Got a complex skill to learn or issue to tackle? Traditionally, “practice makes perfect” has meant mastering one skill at a time. Scientific research now reveals that mixing, or interleaving, learning styles and practicing several new and related skills simultaneously trains your brain to grasp information quicker, think more strategically, and develop more contextual solutions to address challenges.

For example, a tennis player might practice his forehand over and over before adding a backhand and a serve. Learning researchers call this AAABBBCCC pattern blocking, and because blocking is logical and easy to schedule, this approach is still predominant in schools, sports, and other training programs.

However, according to National Science Foundation graduate research fellow Steven C. Pan, over the past four decades a small but growing body of research has found that interleaving often outperforms blocking in many applications, including sports and category learning.

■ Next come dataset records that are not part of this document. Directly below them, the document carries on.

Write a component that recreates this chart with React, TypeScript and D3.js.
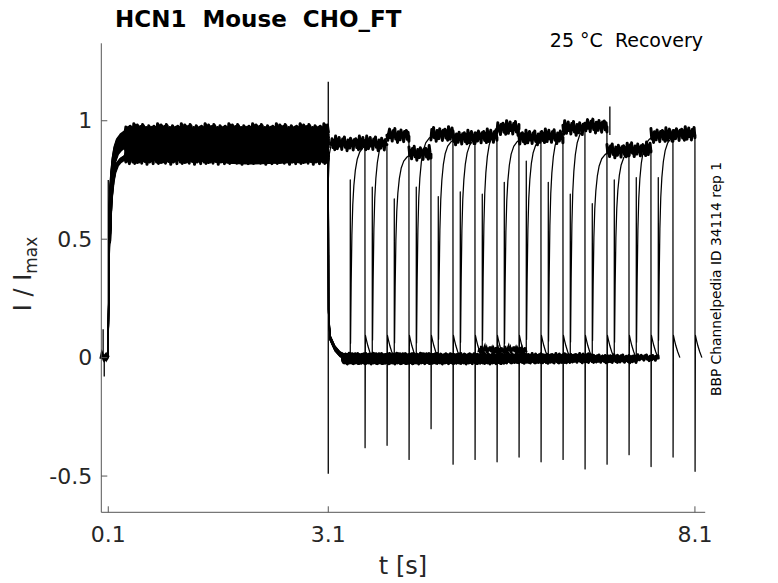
import * as d3 from "d3";

// sweep k: test pulse starts at onsetTimes[k], stops at endTimes[k]
const onsetTimes = [3.1, 3.4, 3.7, 4.0, 4.3, 4.6, 4.9, 5.2, 5.5, 5.8, 6.1, 6.4, 6.7, 7.0, 7.3, 7.6];
const endTimes = [3.6, 3.9, 4.2, 4.5, 4.8, 5.1, 5.4, 5.7, 6.0, 6.3, 6.6, 6.9, 7.2, 7.5, 7.8, 8.1];
const prepulseLevels = [0.9, 0.89, 0.92, 0.84, 0.93, 0.91, 0.9, 0.95, 0.9, 0.91, 0.94, 0.955, 0.85, 0.85, 0.92, 0.93];
const testLevels = [0.9, 0.9, 0.935, 0.86, 0.94, 0.925, 0.93, 0.965, 0.925, 0.93, 0.965, 0.975, 0.87, 0.875, 0.935, 0.94];
const baselineLevels = [-0.005, -0.012, 0.0, -0.008, -0.015, 0.004, -0.01, -0.004, -0.016, 0.002, -0.009, -0.013, 0.003, -0.006, -0.011, -0.002];
const onsetPeaks = [0.9, 0.75, 0.72, 0.67, 0.72, 0.68, 0.7, 0.69, 0.74, 0.83, 0.74, 0.69, 0.65, 0.75, 0.76, 0.76];
const endSpikeMins = [-0.38, -0.37, -0.43, -0.3, -0.45, -0.43, -0.44, -0.42, -0.44, -0.43, -0.47, -0.45, -0.41, -0.46, -0.42, -0.48];

// shapes (time after the step, fraction / value)
const actT = [0, 0.008, 0.018, 0.03, 0.045, 0.065, 0.09, 0.125, 0.17, 0.23];
const actF = [0.08, 0.35, 0.58, 0.72, 0.81, 0.88, 0.93, 0.965, 0.985, 1];
const deactT = [0.004, 0.024, 0.09, 0.16, 0.23, 0.3];
const deactV = [0.2, 0.09, 0.045, 0.02, 0.01, 0];
const tailT = [0.006, 0.02, 0.04, 0.065, 0.095];
const tailV = [0.095, 0.075, 0.05, 0.025, 0.0];

const ripple = [0, 0.022, -0.012, 0.015, -0.02, 0.032, 0.004, -0.016, 0.011, 0.027, -0.006, 0.013, -0.019, 0.021, -0.002, 0.029, -0.011, 0.008, -0.024, 0.017, 0.006, -0.014, 0.024, -0.004, 0.012, -0.021, 0.018];
const rippleStep = 0.012;

// envelope of the overlaid prepulse traces (solid core)
const envT = [0.32, 0.5, 1.0, 1.5, 2.0, 2.5, 3.08];
const envTop = [0.96, 0.96, 0.95, 0.945, 0.94, 0.945, 0.955];
const envBottom = [0.835, 0.835, 0.83, 0.825, 0.815, 0.82, 0.825];

// step transients [t, from, to]
const stepSpikes: [number, number, number][] = [
  [0.045, -0.08, 0.0],
  [0.03, 0.0, 0.12],
  [0.1, 0.0, 0.75],
  [3.1, -0.49, 1.165],
  [6.94, 0.94, 1.06],
];
const baselineBlob: [number, number, number] = [5.15, 5.8, 0.03];

const xTicks = [0.1, 3.1, 8.1];
const yTicks = [1, 0.5, 0, -0.5];

const W = 778;
const H = 583;
const font = "'DejaVu Sans', sans-serif";

type Pt = [number, number];

// noisy flat stretch from t0 to t1 at level v
const noisy = (t0: number, t1: number, v: number, amp: number, offset: number): Pt[] => {
  const pts: Pt[] = [];
  let i = 0;
  for (let t = t0; t < t1; t += rippleStep, i++) {
    pts.push([t, v + amp * ripple[(i + offset) % ripple.length]]);
  }
  pts.push([t1, v]);
  return pts;
};

export default function App() {
  const x = d3.scaleLinear().domain([0.005, 8.24]).range([101.3, 705.2]);
  const y = d3.scaleLinear().domain([-0.653, 1.327]).range([512.3, 43.3]);
  const line = d3.line<Pt>().x(d => x(d[0])).y(d => y(d[1]));
  const area = d3.area<number>()
    .x((_, i) => x(envT[i]))
    .y0((_, i) => y(envBottom[i]))
    .y1((_, i) => y(envTop[i]))
    .curve(d3.curveMonotoneX);

  const sweeps = onsetTimes.map((s, k) => {
    const P = prepulseLevels[k];
    const L = testLevels[k];
    const B = baselineLevels[k];
    const e = endTimes[k];
    const thick: Pt[][] = [];
    const rise: Pt[] = actT.slice(2).map((dt, i) => [0.1 + dt, P * actF[i + 2]] as Pt);
    const pre = [...rise, ...noisy(0.34, 3.1, P, 1, k * 7)];
    const pts: Pt[] = [[0.1, 0], ...actT.slice(0, 2).map((dt, i) => [0.1 + dt, P * actF[i]] as Pt), ...pre];
    thick.push(pre);
    if (s > 3.1) {
      deactT.forEach((dt, i) => pts.push([3.1 + dt, B + deactV[i]]));
      const base = noisy(3.3, s, B, 0.45, k * 5);
      pts.push(...base);
      thick.push(base);
      pts.push([s, onsetPeaks[k]]);
      actT.forEach((dt, i) => pts.push([s + 0.004 + dt, B + (L - B) * actF[i]]));
      const top = noisy(s + 0.2, e, L, 1.1, k * 3);
      pts.push(...top);
      thick.push(top);
    } else {
      pts.push([3.102, 0.76]);
      pts.push([3.115, 0.86]);
      const top = noisy(3.14, e, L, 1.1, k * 3);
      pts.push(...top);
      thick.push(top);
    }
    pts.push([e + 0.002, endSpikeMins[k]]);
    tailT.forEach((dt, i) => pts.push([e + dt, tailV[i]]));
    return { pts, thick };
  });

  return (
    <svg width={W} height={H} style={{ position: "absolute", left: 0, top: 0, display: "block", background: "#fff" }}>
      <rect width={W} height={H} fill="#fff" />
      <g>
        <path d={line(noisy(0.005, 0.1, 0, 0.3, 4)) ?? ""} stroke="#000" strokeWidth={4} fill="none" />
        <path d={area(envT) ?? ""} fill="#000" />
        {sweeps.map((sw, k) => (
          <g key={k}>
            {sw.thick.map((seg, i) => (
              <path key={i} d={line(seg) ?? ""} stroke="#000" strokeWidth={3} fill="none" strokeLinejoin="round" strokeLinecap="round" />
            ))}
            <path d={line(sw.pts) ?? ""} stroke="#000" strokeWidth={1.25} fill="none" strokeLinejoin="round" />
          </g>
        ))}
        <path d={line(noisy(baselineBlob[0], baselineBlob[1], baselineBlob[2], 0.6, 2)) ?? ""} stroke="#000" strokeWidth={2.5} fill="none" />
        {stepSpikes.map((d, i) => (
          <line key={i} x1={x(d[0])} x2={x(d[0])} y1={y(d[1])} y2={y(d[2])} stroke="#000" strokeWidth={1.3} />
        ))}
      </g>
      {/* axes */}
      <g stroke="#555" strokeWidth={1} fill="none">
        <line x1={x.range()[0]} x2={x.range()[0]} y1={y.range()[0]} y2={y.range()[1]} />
        <line x1={x.range()[0]} x2={x.range()[1]} y1={y.range()[0]} y2={y.range()[0]} />
        {yTicks.map(t => (
          <line key={t} x1={x.range()[0]} x2={x.range()[0] + 6} y1={y(t)} y2={y(t)} />
        ))}
        {xTicks.map(t => (
          <line key={t} x1={x(t)} x2={x(t)} y1={y.range()[0]} y2={y.range()[0] - 6} />
        ))}
      </g>
      <g fontFamily={font} fill="#262626" fontSize={22}>
        {yTicks.map(t => (
          <text key={t} x={x.range()[0] - 9} y={y(t)} dy="0.35em" textAnchor="end">{String(t)}</text>
        ))}
        {xTicks.map(t => (
          <text key={t} x={x(t)} y={541.5} textAnchor="middle">{t.toFixed(1)}</text>
        ))}
        <text x={403} y={574} textAnchor="middle" fontSize={24}>t [s]</text>
        <text transform="translate(31,274) rotate(-90)" textAnchor="middle" fontSize={24}>
          I / I<tspan fontSize={17} dy={6}>max</tspan>
        </text>
      </g>
      <text x={115} y={26.5} fontFamily={font} fontWeight="bold" fontSize={23} fill="#000" style={{ whiteSpace: "pre" }}>
        {"HCN1  Mouse  CHO_FT"}
      </text>
      <text x={703} y={47.3} fontFamily={font} fontSize={19} textAnchor="end" fill="#000" style={{ whiteSpace: "pre" }}>
        {"25 °C  Recovery"}
      </text>
      <text transform="translate(721,279) rotate(-90)" fontFamily={font} fontSize={13.8} textAnchor="middle" fill="#000">
        BBP Channelpedia ID 34114 rep 1
      </text>
    </svg>
  );
}
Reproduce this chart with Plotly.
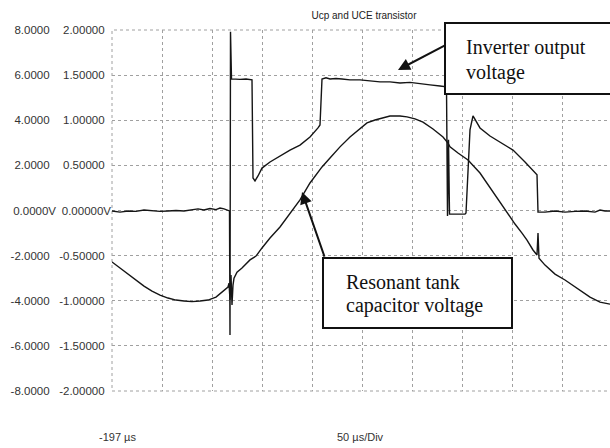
import plotly.graph_objects as go

# ---------------- data (time in µs, value on the ±8 V scale) ----------------
inv_t = [-197, -189, -181, -173, -165, -157, -149, -141, -133, -125, -117, -111, -105, -99, -93, -89, -85, -81,
         -79.5, -79, -78.5, -77.5, -69, -63, -57, -56, -54, -51, -47, -39, -29, -19, -9, 1, 9, 11, 13, 17, 21, 27,
         33, 41, 51, 61, 71, 81, 91, 101, 111, 121, 131, 136, 137.5, 138.5, 139.5, 140.5, 146, 151, 156, 157,
         159, 161, 164, 171, 181, 191, 204, 216, 226, 228, 229, 236, 246, 256, 266, 276, 286, 291, 296, 301]
inv_v = [-0.02, -0.07, -0.02, -0.04, 0.02, -0.02, -0.04, -0.02, 0.0, -0.02, 0.02, 0.07, 0.02, 0.09, 0.04, 0.11,
         0.07, 0.02, -0.02, -5.52, 7.92, 5.83, 5.81, 5.83, 5.79, 1.44, 1.31, 1.53, 1.88, 2.15, 2.42, 2.68, 2.90,
         3.26, 3.66, 3.79, 5.83, 5.88, 5.83, 5.85, 5.83, 5.79, 5.79, 5.74, 5.70, 5.70, 5.65, 5.68, 5.61, 5.57,
         5.52, 5.50, 5.48, -0.24, 3.13, -0.16, -0.16, -0.13, -0.16, -0.11, 1.80, 3.57, 4.19, 3.66, 3.30, 3.04,
         2.68, 2.15, 1.71, 1.58, -0.07, -0.07, -0.02, -0.07, -0.04, -0.02, -0.07, 0.02, -0.02, -0.02]

cap_t = [-197, -189, -181, -173, -165, -157, -149, -141, -133, -125, -117, -109, -101, -93, -87, -83, -81, -80,
         -79, -78, -77, -76, -75, -72, -67, -59, -53, -47, -39, -29, -19, -9, 1, 13, 21, 31, 41, 51, 58, 66, 71,
         81, 91, 98, 106, 114, 124, 134, 139, 141, 149, 159, 171, 181, 191, 198, 206, 213, 218, 224, 228, 229,
         230, 236, 246, 256, 266, 276, 281, 291, 301]
cap_v = [-2.28, -2.55, -2.82, -3.08, -3.35, -3.57, -3.75, -3.88, -3.97, -4.01, -4.04, -4.01, -3.97, -3.84, -3.61,
         -3.48, -3.39, -3.22, -3.97, -2.86, -4.19, -3.31, -3.00, -2.73, -2.55, -2.19, -2.02, -1.66, -1.22, -0.73,
         -0.11, 0.47, 1.22, 1.93, 2.33, 2.82, 3.26, 3.61, 3.88, 4.01, 4.06, 4.19, 4.19, 4.15, 4.06, 3.92, 3.61,
         3.26, 2.99, 2.82, 2.55, 2.24, 1.66, 1.00, 0.38, -0.11, -0.60, -1.00, -1.31, -1.75, -1.97, -1.00, -2.11,
         -2.42, -2.82, -3.08, -3.39, -3.66, -3.84, -4.06, -4.15]

y_ticks = [8, 6, 4, 2, 0, -2, -4, -6, -8]
left_labels = ["8.0000", "6.0000", "4.0000", "2.0000", "0.0000V", "-2.0000", "-4.0000", "-6.0000", "-8.0000"]
right_labels = ["2.00000", "1.50000", "1.00000", "0.50000", "0.00000V", "-0.50000", "-1.00000", "-1.50000",
                "-2.00000"]
x_ticks = [-197, -147, -97, -47, 3, 53, 103, 153, 203, 253, 303]

title_text = "Ucp and UCE transistor"
start_label = "-197 µs"
div_label = "50 µs/Div"
box1_lines = ["Inverter output", "voltage"]
box2_lines = ["Resonant tank", "capacitor voltage"]

# ---------------- layout helpers ----------------
W, H = 610, 448
PL, PR, PT, PB = 112, 610, 30, 391  # plot area in pixels


def pad(s):
    return s if s.endswith("V") else s + "\u00a0\u00a0"


def px(x):
    return x / W


def py(y):
    return (PB - y) / (PB - PT)


LINE = "#151515"
GRID = "#a0a0a0"
SANS = "Liberation Sans, Arial, sans-serif"
SERIF = "Liberation Serif, Times New Roman, serif"
TICKFONT = dict(family=SANS, size=11.5, color="#333")

fig = go.Figure()
fig.add_trace(go.Scatter(x=inv_t, y=inv_v, mode="lines", line=dict(color=LINE, width=1.4),
                         hoverinfo="skip", showlegend=False))
fig.add_trace(go.Scatter(x=cap_t, y=cap_v, mode="lines", line=dict(color=LINE, width=1.4),
                         hoverinfo="skip", showlegend=False, yaxis="y2"))

fig.update_layout(
    width=W, height=H,
    margin=dict(l=0, r=0, t=PT, b=H - PB, pad=0),
    paper_bgcolor="white", plot_bgcolor="white",
    showlegend=False,
    title=dict(text=title_text, x=364 / W, xanchor="center", y=1 - 15 / H, yanchor="middle",
               font=dict(family=SANS, size=10, color="#222")),
    xaxis=dict(domain=[PL / W, 1], range=[-197, 301], tickvals=x_ticks, showticklabels=False,
               showgrid=True, gridcolor=GRID, griddash="dot", gridwidth=1, zeroline=False,
               showline=False, ticks=""),
    yaxis=dict(range=[-8, 8], tickvals=y_ticks, ticktext=[pad(s) for s in right_labels],
               showgrid=True, gridcolor=GRID, griddash="dot", gridwidth=1, zeroline=False,
               showline=False, ticks="", tickfont=TICKFONT),
    yaxis2=dict(range=[-8, 8], tickvals=y_ticks, ticktext=[pad(s) for s in left_labels],
                overlaying="y", anchor="free", position=56 / W, side="left",
                showgrid=False, zeroline=False, showline=False, ticks="", tickfont=TICKFONT),
)

# dotted frame (grid lines on the plot edges)
fig.add_shape(type="rect", xref="paper", yref="paper", x0=px(PL), x1=px(PR + 5), y0=0, y1=1,
              line=dict(color=GRID, width=1, dash="dot"), fillcolor="rgba(0,0,0,0)", layer="below")

# annotation boxes
fig.add_shape(type="rect", xref="paper", yref="paper", x0=px(445), x1=px(612), y0=py(94), y1=py(23),
              line=dict(color="#111", width=2), fillcolor="white", layer="above")
fig.add_shape(type="rect", xref="paper", yref="paper", x0=px(323), x1=px(512), y0=py(328), y1=py(258),
              line=dict(color="#111", width=2), fillcolor="white", layer="above")

for txt, ypx in zip(box1_lines, [48, 72]):
    fig.add_annotation(text=txt, xref="paper", yref="paper", x=px(464), y=py(ypx), xanchor="left",
                       yanchor="middle", showarrow=False, font=dict(family=SERIF, size=20, color="#111"))
for txt, ypx in zip(box2_lines, [282, 305]):
    fig.add_annotation(text=txt, xref="paper", yref="paper", x=px(344), y=py(ypx), xanchor="left",
                       yanchor="middle", showarrow=False, font=dict(family=SERIF, size=20, color="#111"))

# arrows
fig.add_annotation(x=89, y=6.23, ax=137, ay=7.34, xref="x", yref="y", axref="x", ayref="y", text="",
                   showarrow=True, arrowhead=2, arrowsize=1.2, arrowwidth=2, arrowcolor="#111")
fig.add_annotation(x=-7, y=0.82, ax=16, ay=-2.11, xref="x", yref="y", axref="x", ayref="y", text="",
                   showarrow=True, arrowhead=2, arrowsize=1.2, arrowwidth=2, arrowcolor="#111")

# bottom labels
fig.add_annotation(text=start_label, xref="paper", yref="paper", x=px(97), y=py(437), xanchor="left",
                   yanchor="middle", showarrow=False, font=dict(family=SANS, size=11, color="#333"))
fig.add_annotation(text=div_label, xref="paper", yref="paper", x=px(335), y=py(437), xanchor="left",
                   yanchor="middle", showarrow=False, font=dict(family=SANS, size=11, color="#333"))

fig.write_html("out.html")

In an article published in Scientific American (“The Interleaving Effect: Mixing It Up Boosts Learning,” August 4, 2015), Pan calls for more widespread adaptation of learning methods that incorporate learning and practicing several related skills at the same time (ABCABCABC) to encourage more flexible thinking.

Studies have found that interleaving methods help medical students produce more accurate electrocardiogram diagnoses, law students make more accurate assessments of complex legal scenarios, and seventh-grade math students increase their test retention levels. This shows that interleaving works in real-world extended use, that its advantage over blocking increases with the passage of time (in other words, there is less forgetting), and that the results are strong, stable, and long-lasting, concludes Pan.

Why Interleaving Works

• Mixing up and reinforcing related learning improves the brain’s ability to discriminate between concepts: “With blocking, once you know what solution to use, [sic] or movement to execute, the hard part is over,” says Pan. “With interleaving, each practice attempt is different from the last, so rote responses don’t work. Instead, your brain must continuously focus on searching for different solutions. That process can improve your ability to learn critical features of skills and concepts, which then better enables you to select and execute the correct response.”

• Interleaving strengthens memory associations: When you block a single strategy, you can hold onto it temporarily in short-term memory without retaining it. When the correct solution changes from one practice session to the next, your brain must continually retrieve different responses. “Repeating that process can reinforce neural connections between different tasks and correct responses, which enhances learning,” says Pan.

Introducing, reinforcing, and revisiting content in various ways drives learning in ways that last.